Anyway, I started to think of these good clean assemblages of genre language as being written in “Television Standard”. I began to be a very fussy book buyer. I would browse book stores, open books, to do my usual prose sampling, and notice how many of the books in the shelves I’d always check out with interest—Fantasy and Science Fiction, Young Adult and Thriller—were written in this style-cancelling Television Standard, a language whose only aim seemed to be to get out of the way of what was happening, as if what was happening wasn’t in the end only happening in language. “Good plain language, without artifice,” as the how-to guru might describe it, language without jolts of strangeness, traction, or hauling power.
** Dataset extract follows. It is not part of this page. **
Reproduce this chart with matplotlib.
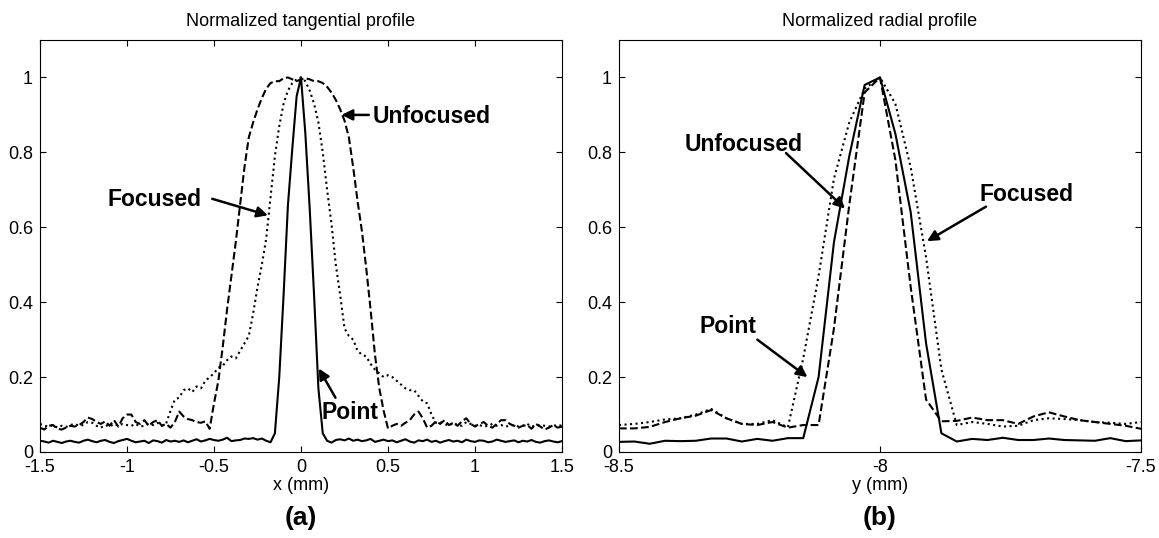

So, picture me, a tired, blue reader putting down the thriller, turning off the television, and opening Jude the Obscure. A blockbuster will fly through the time it occupies like a cannonball. Jude walked around me and breathed on me. I took in world of the book, and my world grew to accommodate it. My own fears and frustrations got smaller. I got smaller. Small and integral. It was as if I was one of Hardy’s country people, out on the heath, walking from town to town. I was reading the book, performing its main character’s pilgrimages, his flights, and exiled wandering. I was making it happen all over again. Whatever purpose my journey had, it also served in a small way to keep the path clear of weeds. The path from town to town. Jude the Obscure was mine intimately. It was written just for me. And, at the same time, it didn’t need me at all. How comforting it was—that being there, and being no one.

2 comments to In purgatory stories are street lamps (1)

  • Lee

    What you’ve said about TS (Television Standard) is very convincing. I seem to have a lot of arguments about genre as belonging to a specific community, a view I find particularly irking. And by chance, I’m just about to start my first book by Peter Stamm.

  • I had to read this from the title alone. Being there and being no-one. Perfect. Exactly.